══ STORED DATA ══
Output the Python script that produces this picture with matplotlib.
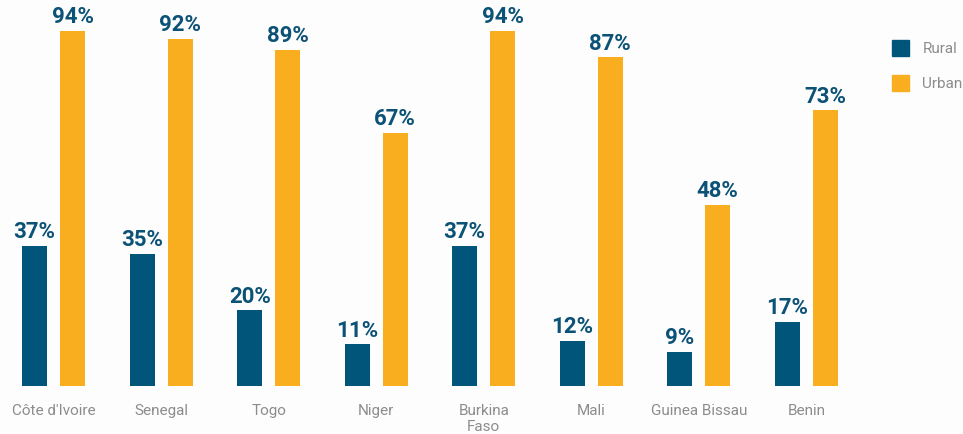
import matplotlib
matplotlib.use("Agg")
import matplotlib.pyplot as plt
from matplotlib.patches import Patch
import numpy as np

countries = ["Côte d'Ivoire", "Senegal", "Togo", "Niger", "Burkina\nFaso",
             "Mali", "Guinea Bissau", "Benin"]
rural = [37, 35, 20, 11, 37, 12, 9, 17]
urban = [94, 92, 89, 67, 94, 87, 48, 73]
series_names = ["Rural", "Urban"]

RURAL_COLOR = "#02557a"
URBAN_COLOR = "#f9ae1f"
LABEL_COLOR = "#0b5276"
TEXT_GRAY = "#8c8c8c"
BG = "#fdfdfd"

W, H = 963, 434
fig = plt.figure(figsize=(W / 100, H / 100), dpi=100, facecolor=BG)
ax = fig.add_axes([0, 48 / H, 860 / W, 377.7 / H], facecolor=BG)

x = np.arange(len(countries))
bw = 0.233
off = 0.177
b1 = ax.bar(x - off, rural, width=bw, color=RURAL_COLOR)
b2 = ax.bar(x + off, urban, width=bw, color=URBAN_COLOR)

for bars, vals in ((b1, rural), (b2, urban)):
    for rect, v in zip(bars, vals):
        ax.annotate(f"{v}%", (rect.get_x() + rect.get_width() / 2, v),
                    xytext=(0, 2), textcoords="offset points",
                    ha="center", va="bottom", fontsize=16,
                    fontweight="bold", color=LABEL_COLOR, family="Roboto")

ax.set_xlim(-0.5, 7.5)
ax.set_ylim(0, 100)
ax.set_xticks(x)
ax.set_xticklabels(countries, fontsize=11, color=TEXT_GRAY, family="Roboto",
                   linespacing=1.15, va="top")
ax.tick_params(axis="x", length=0, pad=13)
ax.set_yticks([])
for s in ax.spines.values():
    s.set_visible(False)

handles = [Patch(color=RURAL_COLOR), Patch(color=URBAN_COLOR)]
leg = fig.legend(handles, series_names, loc="upper left",
                 bbox_to_anchor=(878 / W, 1 - 26 / H), frameon=False,
                 handlelength=1.1, handleheight=1.25, handletextpad=0.9,
                 labelspacing=1.25, prop={"family": "Roboto", "size": 11})
for t in leg.get_texts():
    t.set_color(TEXT_GRAY)

fig.savefig("out.png", dpi=100, facecolor=BG)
═══
### WHAT IS NEEDED:
Tally the lines that hold the string "matplotlib" and state the total, nothing more.

### EXPECTED OUTPUT:
5